Maintaining GDP growth forecast
Taking various factors into account, real GDP growth for 2025-26 has been maintained and projected at 6.5%, with first quarter (Q1) growth of 6.5%, Q2 at 6.7%, Q3 at 6.6%, and Q4 at 6.3%.
“The sustained rural economic activity bodes well for rural demand, while continued expansion in services sector is expected to support the revival in urban demand,” the RBI said. “Investment activity is expected to improve in light of higher capacity utilisation, improving balance sheets of financial and non-financial corporates, and government’s capital expenditure push,” it added.
On the supply side, agriculture prospects remain bright on the back of an above-normal southwest monsoon forecast and resilient allied activities, it pointed out.
Predicting lower inflation
With inflation under control within the tolerance band, and assuming a normal monsoon, CPI inflation for 2025-26 has been revised downwards from the earlier 4%, and is now projected at 3.7%, with Q1 at 2.9%; Q2 at 3.4%; Q3 at 3.9%; and Q4 at 4.4%.
The MPC also decided to change its policy stance from accommodative to neutral, leaving it free to raise repo rates if inflation trends change. “After having reduced the policy repo rate by 100 bps in quick succession since February 2025, under the current circumstances, monetary policy is left with very limited space to support growth.

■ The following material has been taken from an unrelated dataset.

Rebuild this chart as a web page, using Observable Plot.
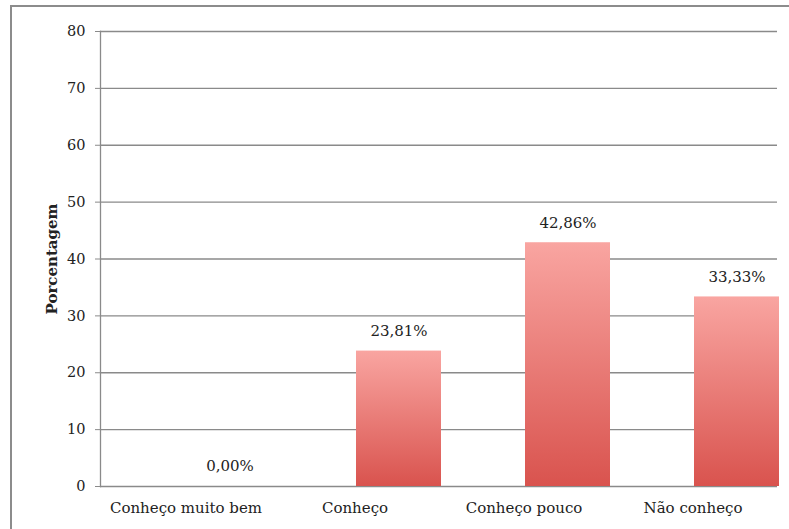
<!DOCTYPE html>
<html>
<head>
<meta charset="utf-8">
<script src="https://cdn.jsdelivr.net/npm/d3@7"></script>
<script src="https://cdn.jsdelivr.net/npm/@observablehq/plot@0.6"></script>
<style>
  html, body { margin: 0; padding: 0; background: #fff; }
  #wrap { position: relative; width: 789px; height: 529px; overflow: hidden; }
  #frame { position: absolute; left: 10px; top: 5px; width: 900px; height: 700px;
           border-left: 2.5px solid #8c8c8c; border-top: 2.5px solid #8c8c8c; pointer-events: none; }
  svg [aria-label="y-axis label"] text { font-weight: bold; font-size: 15px; }
</style>
</head>
<body>
<div id="wrap"><div id="frame"></div></div>
<script>
const categories = ["Conheço muito bem", "Conheço", "Conheço pouco", "Não conheço"];
const values = [0, 23.81, 42.86, 33.33];
const valueLabels = ["0,00%", "23,81%", "42,86%", "33,33%"];
const yTicks = [0, 10, 20, 30, 40, 50, 60, 70, 80];
const yTitle = "Porcentagem";

const data = categories.map((c, i) => ({cat: c, value: values[i], label: valueLabels[i]}));

const chart = Plot.plot({
  width: 789,
  height: 529,
  marginLeft: 100,
  marginRight: 12,
  marginTop: 31,
  marginBottom: 43,
  style: {fontFamily: "'DejaVu Serif', serif", fontSize: "14px", color: "#222", background: "transparent"},
  x: {domain: categories, paddingInner: 0.5, paddingOuter: 0.25, label: null},
  y: {domain: [0, 80], label: null},
  marks: [
    Plot.ruleY(yTicks, {stroke: "#8a8a8a", strokeWidth: 1.3}),
    Plot.barY(data, {x: "cat", y: "value", fill: "url(#barGrad)", dx: 44}),
    Plot.frame({anchor: "left", stroke: "#8a8a8a", strokeWidth: 1.3}),
    Plot.axisY({ticks: yTicks, tickSize: 5, tickPadding: 10, stroke: "#8a8a8a", label: yTitle, labelAnchor: "center", labelArrow: "none", labelOffset: 54, fontSize: 14.5}),
    Plot.axisX({tickSize: 0, tickPadding: 16, label: null, fontSize: 15}),
    Plot.text(data, {x: "cat", y: "value", text: "label", dx: 44, dy: -20, fill: "#222", fontSize: 15})
  ]
});

const svg = d3.select(chart);
const defs = svg.insert("defs", ":first-child");
const g = defs.append("linearGradient").attr("id", "barGrad")
  .attr("x1", 0).attr("y1", 0).attr("x2", 0).attr("y2", 1);
g.append("stop").attr("offset", "0%").attr("stop-color", "#f9a5a1");
g.append("stop").attr("offset", "100%").attr("stop-color", "#d9534e");

chart.style.position = "absolute";
chart.style.left = "0";
chart.style.top = "0";
document.getElementById("wrap").insertBefore(chart, document.getElementById("frame"));
</script>
</body>
</html>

Hence, the MPC also decided to change the stance from accommodative to neutral,” the Governor said.
‘Fast-changing situation’
“From here onwards, the MPC will be carefully assessing the incoming data and the evolving outlook to chart out the future course of monetary policy in order to strike the right growth-inflation balance. The fast-changing global economic situation too necessitates continuous monitoring and assessment of the evolving macroeconomic outlook,” the RBI said.
Mr. Malhotra said the stress witnessed earlier in the retail segments, such as unsecured personal loans and credit card receivables, has abated, while the stress in the micro-finance segment is persisting. “Banks and NBFCs active in these segments are already recalibrating their business models, strengthening their credit underwriting practices and stepping up their collection efforts to avoid any excessive build-up of risks on this front in future,” he said.
“At the Reserve Bank, therefore, while price stability remains the focus of monetary policy, we are not oblivious to putting in place complementary monetary and credit policies and regulations that support growth and prosperity,” he highlighted.